● **STATED TASK**:
For this exercise, repeat all of the material verbatim apart from its images.

● **INFORMATION PROVIDED**:
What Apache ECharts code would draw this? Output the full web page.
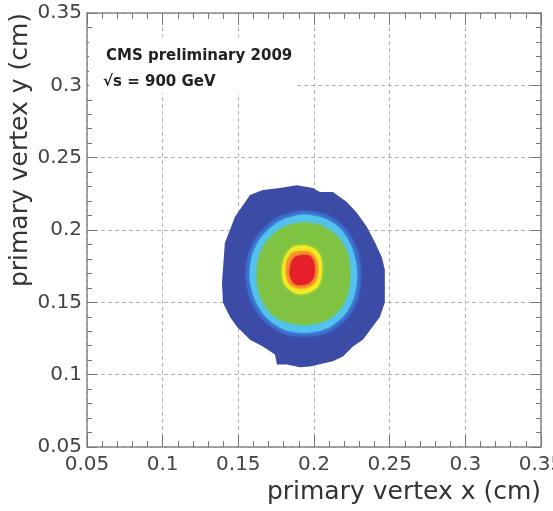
<!DOCTYPE html>
<html>
<head>
<meta charset="utf-8">
<script src="https://cdn.jsdelivr.net/npm/echarts@6/dist/echarts.min.js"></script>
<style>
  html, body { margin: 0; padding: 0; background: #fff; }
  #chart { width: 553px; height: 511px; }
</style>
</head>
<body>
<div id="chart"></div>
<script>
// axis ranges
var xRange = [0.05, 0.35];
var yRange = [0.05, 0.35];
var tickStep = 0.05;

// contour boundaries (x, y in cm), outermost first
var contourOuter = [
    [0.1478, 0.2091], [0.1577, 0.2242], [0.1662, 0.2276], [0.1775, 0.2290], [0.1887, 0.2310],
    [0.1993, 0.2290], [0.2039, 0.2262], [0.2125, 0.2262], [0.2217, 0.2194], [0.2283, 0.2119],
    [0.2349, 0.2023], [0.2402, 0.1916], [0.2448, 0.1814], [0.2468, 0.1725], [0.2468, 0.1499],
    [0.2435, 0.1399], [0.2382, 0.1324], [0.2323, 0.1242], [0.2257, 0.1194], [0.2191, 0.1126],
    [0.2125, 0.1092], [0.1973, 0.1057], [0.1907, 0.1051], [0.1821, 0.1071], [0.1755, 0.1071],
    [0.1742, 0.1140], [0.1662, 0.1194], [0.1577, 0.1242], [0.1491, 0.1331], [0.1445, 0.1399],
    [0.1398, 0.1499], [0.1392, 0.1636], [0.1398, 0.1725], [0.1411, 0.1910], [0.1445, 0.2002]
];
var contourBlue = [
    [0.1927, 0.2133], [0.2079, 0.2105], [0.2197, 0.2023], [0.2277, 0.1889], [0.2310, 0.1725],
    [0.2297, 0.1554], [0.2231, 0.1406], [0.2105, 0.1297], [0.1953, 0.1263], [0.1801, 0.1283],
    [0.1676, 0.1365], [0.1590, 0.1492], [0.1550, 0.1657], [0.1563, 0.1821], [0.1629, 0.1964],
    [0.1755, 0.2085]
];
var contourCyan = [
    [0.1927, 0.2105], [0.2072, 0.2078], [0.2178, 0.2003], [0.2250, 0.1875], [0.2283, 0.1725],
    [0.2270, 0.1561], [0.2211, 0.1427], [0.2092, 0.1324], [0.1947, 0.1290], [0.1808, 0.1311],
    [0.1696, 0.1386], [0.1616, 0.1506], [0.1577, 0.1657], [0.1590, 0.1814], [0.1649, 0.1944],
    [0.1768, 0.2057]
];
var contourGreen = [
    [0.1927, 0.2050], [0.2052, 0.2030], [0.2151, 0.1957], [0.2217, 0.1848], [0.2237, 0.1711],
    [0.2224, 0.1568], [0.2171, 0.1454], [0.2072, 0.1372], [0.1940, 0.1345], [0.1814, 0.1365],
    [0.1715, 0.1427], [0.1649, 0.1533], [0.1623, 0.1663], [0.1636, 0.1807], [0.1689, 0.1923],
    [0.1795, 0.2016]
];
var contourYellow = [
    [0.1855, 0.1878], [0.1934, 0.1892], [0.2000, 0.1871], [0.2040, 0.1823], [0.2053, 0.1747],
    [0.2047, 0.1664], [0.2020, 0.1602], [0.1961, 0.1567], [0.1888, 0.1560], [0.1829, 0.1595],
    [0.1796, 0.1650], [0.1789, 0.1733], [0.1809, 0.1816]
];
var contourOrange = [
    [0.1862, 0.1844], [0.1961, 0.1851], [0.2014, 0.1803], [0.2027, 0.1712], [0.2000, 0.1630],
    [0.1921, 0.1595], [0.1842, 0.1623], [0.1815, 0.1699], [0.1822, 0.1789]
];
var contourRed = [
    [0.1881, 0.1816], [0.1967, 0.1823], [0.2000, 0.1775], [0.2000, 0.1678], [0.1961, 0.1630],
    [0.1881, 0.1623], [0.1842, 0.1678], [0.1848, 0.1768]
];

var contours = [contourOuter, contourBlue, contourCyan, contourGreen, contourYellow, contourOrange, contourRed];
var contourColors = ['#3c4ba6', '#3b6ccb', '#52c3ee', '#80c343', '#f4ec22', '#f4992a', '#e6202a'];
var contourSmooth = [0, 0.3, 0.3, 0.3, 0.3, 0.3, 0.3];

var myChart = echarts.init(document.getElementById('chart'));

var axisColor = '#888';
var tickColor = '#777';
var labelFont = 'DejaVu Sans';

function makeContour(pts, i) {
    return {
        type: 'custom',
        name: 'level' + i,
        silent: true,
        clip: true,
        z: 3 + i,
        data: pts,
        encode: { x: 0, y: 1 },
        renderItem: function(params, api) {
            if (params.dataIndex !== 0) return null;
            var points = pts.map(function(p) { return api.coord(p); });
            return {
                type: 'polygon',
                shape: { points: points, smooth: contourSmooth[i] },
                style: {
                    fill: contourColors[i],
                    shadowBlur: i > 0 ? 3 : 0,
                    shadowColor: contourColors[i]
                }
            };
        }
    };
}

// one side of the frame; only bottom / left carry labels and grid lines
function frameAxis(pos, isX, main) {
    var range = isX ? xRange : yRange;
    var label = { show: false };
    if (main) {
        label = {
            show: true,
            margin: isX ? 8 : 5,
            fontFamily: labelFont,
            fontSize: 20,
            color: '#444',
            formatter: function(v) { return String(+v.toFixed(2)); }
        };
        if (isX) {
            // keep the end labels centred on their ticks (the last one runs off the page)
            label.alignMinLabel = 'center';
            label.alignMaxLabel = 'center';
        }
    }
    return {
        type: 'value',
        position: pos,
        min: range[0],
        max: range[1],
        interval: tickStep,
        axisLine: { show: true, onZero: false, lineStyle: { color: axisColor, width: 1.5 } },
        axisTick: { show: true, inside: true, length: isX ? 12 : 10, lineStyle: { color: tickColor, width: 1 } },
        minorTick: { show: true, splitNumber: 5, length: isX ? 6 : 5, lineStyle: { color: tickColor, width: 1 } },
        axisLabel: label,
        splitLine: main ? {
            show: true,
            lineStyle: { color: '#b4b4b4', width: 1, type: [4, 3] }
        } : { show: false }
    };
}

option = {
    backgroundColor: '#fff',
    animation: false,
    grid: {
        left: 87,
        right: 12,
        top: 13,
        bottom: 64,
        containLabel: false,
        outerBoundsMode: 'none'
    },
    xAxis: [frameAxis('bottom', true, true), frameAxis('top', true, false)],
    yAxis: [frameAxis('left', false, true), frameAxis('right', false, false)],
    graphic: [
        {
            type: 'rect',
            z: 20,
            shape: { x: 89, y: 37, width: 206, height: 56 },
            style: { fill: '#fff' }
        },
        {
            type: 'text',
            z: 21,
            x: 106,
            y: 56,
            style: {
                text: 'CMS preliminary 2009',
                font: 'bold 15px "DejaVu Sans"',
                fill: '#222',
                verticalAlign: 'middle'
            }
        },
        {
            type: 'text',
            z: 21,
            x: 103,
            y: 82,
            style: {
                text: '\u221As = 900 GeV',
                font: 'bold 15px "DejaVu Sans"',
                fill: '#222',
                verticalAlign: 'middle'
            }
        },
        {
            type: 'text',
            z: 21,
            x: 541,
            y: 492,
            style: {
                text: 'primary vertex x (cm)',
                font: '25px "DejaVu Sans"',
                fill: '#333',
                align: 'right',
                verticalAlign: 'middle'
            }
        },
        {
            type: 'text',
            z: 21,
            x: 20,
            y: 13,
            rotation: Math.PI / 2,
            style: {
                text: 'primary vertex y (cm)',
                font: '25px "DejaVu Sans"',
                fill: '#333',
                align: 'right',
                verticalAlign: 'middle'
            }
        }
    ],
    series: contours.map(makeContour)
};

myChart.setOption(option);
</script>
</body>
</html>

● **ANSWER TO THIS PROBLEM**:
What Apache ECharts code would draw this? Output the full web page.
<!DOCTYPE html>
<html>
<head>
<meta charset="utf-8">
<script src="https://cdn.jsdelivr.net/npm/echarts@6/dist/echarts.min.js"></script>
<style>
  html, body { margin: 0; padding: 0; background: #fff; }
  #chart { width: 553px; height: 511px; }
</style>
</head>
<body>
<div id="chart"></div>
<script>
// axis ranges
var xRange = [0.05, 0.35];
var yRange = [0.05, 0.35];
var tickStep = 0.05;

// contour boundaries (x, y in cm), outermost first
var contourOuter = [
    [0.1478, 0.2091], [0.1577, 0.2242], [0.1662, 0.2276], [0.1775, 0.2290], [0.1887, 0.2310],
    [0.1993, 0.2290], [0.2039, 0.2262], [0.2125, 0.2262], [0.2217, 0.2194], [0.2283, 0.2119],
    [0.2349, 0.2023], [0.2402, 0.1916], [0.2448, 0.1814], [0.2468, 0.1725], [0.2468, 0.1499],
    [0.2435, 0.1399], [0.2382, 0.1324], [0.2323, 0.1242], [0.2257, 0.1194], [0.2191, 0.1126],
    [0.2125, 0.1092], [0.1973, 0.1057], [0.1907, 0.1051], [0.1821, 0.1071], [0.1755, 0.1071],
    [0.1742, 0.1140], [0.1662, 0.1194], [0.1577, 0.1242], [0.1491, 0.1331], [0.1445, 0.1399],
    [0.1398, 0.1499], [0.1392, 0.1636], [0.1398, 0.1725], [0.1411, 0.1910], [0.1445, 0.2002]
];
var contourBlue = [
    [0.1927, 0.2133], [0.2079, 0.2105], [0.2197, 0.2023], [0.2277, 0.1889], [0.2310, 0.1725],
    [0.2297, 0.1554], [0.2231, 0.1406], [0.2105, 0.1297], [0.1953, 0.1263], [0.1801, 0.1283],
    [0.1676, 0.1365], [0.1590, 0.1492], [0.1550, 0.1657], [0.1563, 0.1821], [0.1629, 0.1964],
    [0.1755, 0.2085]
];
var contourCyan = [
    [0.1927, 0.2105], [0.2072, 0.2078], [0.2178, 0.2003], [0.2250, 0.1875], [0.2283, 0.1725],
    [0.2270, 0.1561], [0.2211, 0.1427], [0.2092, 0.1324], [0.1947, 0.1290], [0.1808, 0.1311],
    [0.1696, 0.1386], [0.1616, 0.1506], [0.1577, 0.1657], [0.1590, 0.1814], [0.1649, 0.1944],
    [0.1768, 0.2057]
];
var contourGreen = [
    [0.1927, 0.2050], [0.2052, 0.2030], [0.2151, 0.1957], [0.2217, 0.1848], [0.2237, 0.1711],
    [0.2224, 0.1568], [0.2171, 0.1454], [0.2072, 0.1372], [0.1940, 0.1345], [0.1814, 0.1365],
    [0.1715, 0.1427], [0.1649, 0.1533], [0.1623, 0.1663], [0.1636, 0.1807], [0.1689, 0.1923],
    [0.1795, 0.2016]
];
var contourYellow = [
    [0.1855, 0.1878], [0.1934, 0.1892], [0.2000, 0.1871], [0.2040, 0.1823], [0.2053, 0.1747],
    [0.2047, 0.1664], [0.2020, 0.1602], [0.1961, 0.1567], [0.1888, 0.1560], [0.1829, 0.1595],
    [0.1796, 0.1650], [0.1789, 0.1733], [0.1809, 0.1816]
];
var contourOrange = [
    [0.1862, 0.1844], [0.1961, 0.1851], [0.2014, 0.1803], [0.2027, 0.1712], [0.2000, 0.1630],
    [0.1921, 0.1595], [0.1842, 0.1623], [0.1815, 0.1699], [0.1822, 0.1789]
];
var contourRed = [
    [0.1881, 0.1816], [0.1967, 0.1823], [0.2000, 0.1775], [0.2000, 0.1678], [0.1961, 0.1630],
    [0.1881, 0.1623], [0.1842, 0.1678], [0.1848, 0.1768]
];

var contours = [contourOuter, contourBlue, contourCyan, contourGreen, contourYellow, contourOrange, contourRed];
var contourColors = ['#3c4ba6', '#3b6ccb', '#52c3ee', '#80c343', '#f4ec22', '#f4992a', '#e6202a'];
var contourSmooth = [0, 0.3, 0.3, 0.3, 0.3, 0.3, 0.3];

var myChart = echarts.init(document.getElementById('chart'));

var axisColor = '#888';
var tickColor = '#777';
var labelFont = 'DejaVu Sans';

function makeContour(pts, i) {
    return {
        type: 'custom',
        name: 'level' + i,
        silent: true,
        clip: true,
        z: 3 + i,
        data: pts,
        encode: { x: 0, y: 1 },
        renderItem: function(params, api) {
            if (params.dataIndex !== 0) return null;
            var points = pts.map(function(p) { return api.coord(p); });
            return {
                type: 'polygon',
                shape: { points: points, smooth: contourSmooth[i] },
                style: {
                    fill: contourColors[i],
                    shadowBlur: i > 0 ? 3 : 0,
                    shadowColor: contourColors[i]
                }
            };
        }
    };
}

// one side of the frame; only bottom / left carry labels and grid lines
function frameAxis(pos, isX, main) {
    var range = isX ? xRange : yRange;
    var label = { show: false };
    if (main) {
        label = {
            show: true,
            margin: isX ? 8 : 5,
            fontFamily: labelFont,
            fontSize: 20,
            color: '#444',
            formatter: function(v) { return String(+v.toFixed(2)); }
        };
        if (isX) {
            // keep the end labels centred on their ticks (the last one runs off the page)
            label.alignMinLabel = 'center';
            label.alignMaxLabel = 'center';
        }
    }
    return {
        type: 'value',
        position: pos,
        min: range[0],
        max: range[1],
        interval: tickStep,
        axisLine: { show: true, onZero: false, lineStyle: { color: axisColor, width: 1.5 } },
        axisTick: { show: true, inside: true, length: isX ? 12 : 10, lineStyle: { color: tickColor, width: 1 } },
        minorTick: { show: true, splitNumber: 5, length: isX ? 6 : 5, lineStyle: { color: tickColor, width: 1 } },
        axisLabel: label,
        splitLine: main ? {
            show: true,
            lineStyle: { color: '#b4b4b4', width: 1, type: [4, 3] }
        } : { show: false }
    };
}

option = {
    backgroundColor: '#fff',
    animation: false,
    grid: {
        left: 87,
        right: 12,
        top: 13,
        bottom: 64,
        containLabel: false,
        outerBoundsMode: 'none'
    },
    xAxis: [frameAxis('bottom', true, true), frameAxis('top', true, false)],
    yAxis: [frameAxis('left', false, true), frameAxis('right', false, false)],
    graphic: [
        {
            type: 'rect',
            z: 20,
            shape: { x: 89, y: 37, width: 206, height: 56 },
            style: { fill: '#fff' }
        },
        {
            type: 'text',
            z: 21,
            x: 106,
            y: 56,
            style: {
                text: 'CMS preliminary 2009',
                font: 'bold 15px "DejaVu Sans"',
                fill: '#222',
                verticalAlign: 'middle'
            }
        },
        {
            type: 'text',
            z: 21,
            x: 103,
            y: 82,
            style: {
                text: '\u221As = 900 GeV',
                font: 'bold 15px "DejaVu Sans"',
                fill: '#222',
                verticalAlign: 'middle'
            }
        },
        {
            type: 'text',
            z: 21,
            x: 541,
            y: 492,
            style: {
                text: 'primary vertex x (cm)',
                font: '25px "DejaVu Sans"',
                fill: '#333',
                align: 'right',
                verticalAlign: 'middle'
            }
        },
        {
            type: 'text',
            z: 21,
            x: 20,
            y: 13,
            rotation: Math.PI / 2,
            style: {
                text: 'primary vertex y (cm)',
                font: '25px "DejaVu Sans"',
                fill: '#333',
                align: 'right',
                verticalAlign: 'middle'
            }
        }
    ],
    series: contours.map(makeContour)
};

myChart.setOption(option);
</script>
</body>
</html>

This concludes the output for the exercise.